NYT:

Judge Neil M. Gorsuch was confirmed by the Senate on Friday to become the 113th justice of the Supreme Court, capping a political brawl that lasted for more than a year and tested constitutional norms inside the Capitol’s fraying upper chamber. The development was a signal triumph for President Trump, whose campaign last year rested in large part on his pledge to appoint another committed conservative to succeed Justice Antonin Scalia, who died in February 2016. However rocky the first months of his administration may have been, Mr. Trump now has a lasting legacy: Judge Gorsuch, 49, could serve on the court for 30 years or more.

If contemplating thirty years of Gorsuch opinions isn't torture enough... if looking at Mike Pence's smug fucking face isn't torture enough... if you really want to torture yourself... go read or reread this piece by Jeffrey Toobin in New Yorker from last October.

A liberal Court would, however, make a difference on the issue of voting rights. In 2013, in Shelby County v. Holder, the five conservatives on the Court gutted the Voting Rights Act, effectively eliminating the provision of the law which allowed the Justice Department to monitor changes in state and local laws to protect the rights of minorities. Many Republican-dominated states responded by imposing photo-identification requirements, limiting early voting and absentee voting, and closing polling places in minority neighborhoods. In the past year or so, federal judges have begun using other provisions of the Voting Rights Act to strike down these changes. In a current North Carolina case out of the Fourth Circuit, a liberal panel voided the state’s newly passed restrictions on voting.
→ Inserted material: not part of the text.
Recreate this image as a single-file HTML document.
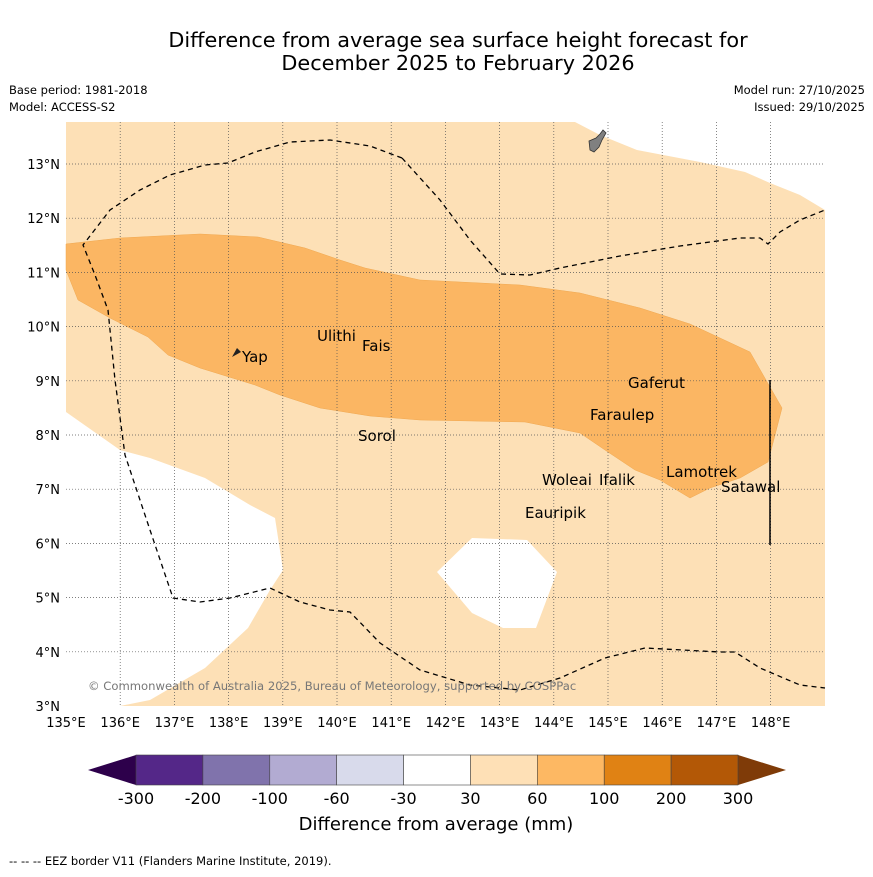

The decision was allowed to stand by the Supreme Court in a four-to-four tie. “A liberal majority on the Supreme Court could put the teeth back into the Voting Rights Act,” Karlan said.

The liberal wish list expands rapidly from there—limited only by the imaginations of law professors, advocates, and the Justices themselves. One possibility is that the Court might recognize a constitutional right to counsel in civil cases. (Currently, only criminal defendants are guaranteed legal representation.) In criminal law, the Court might adopt the idea, which Sotomayor has suggested, that the Constitution forbids incarcerating individuals who are too poor to pay fines. Several scholars have proposed a constitutional right to education, which might force increased funding for poor districts, or, even more speculatively, a right to a living wage....

For the first time in decades, there is now a realistic chance that the Supreme Court will become an engine of progressive change rather than an obstacle to it. “Liberals in the academy are now devising constitutional theories with an eye on the composition of the Court,” Justin Driver said. The hopes for a liberal Court will begin—or, just as certainly, end—with the results on Election Day.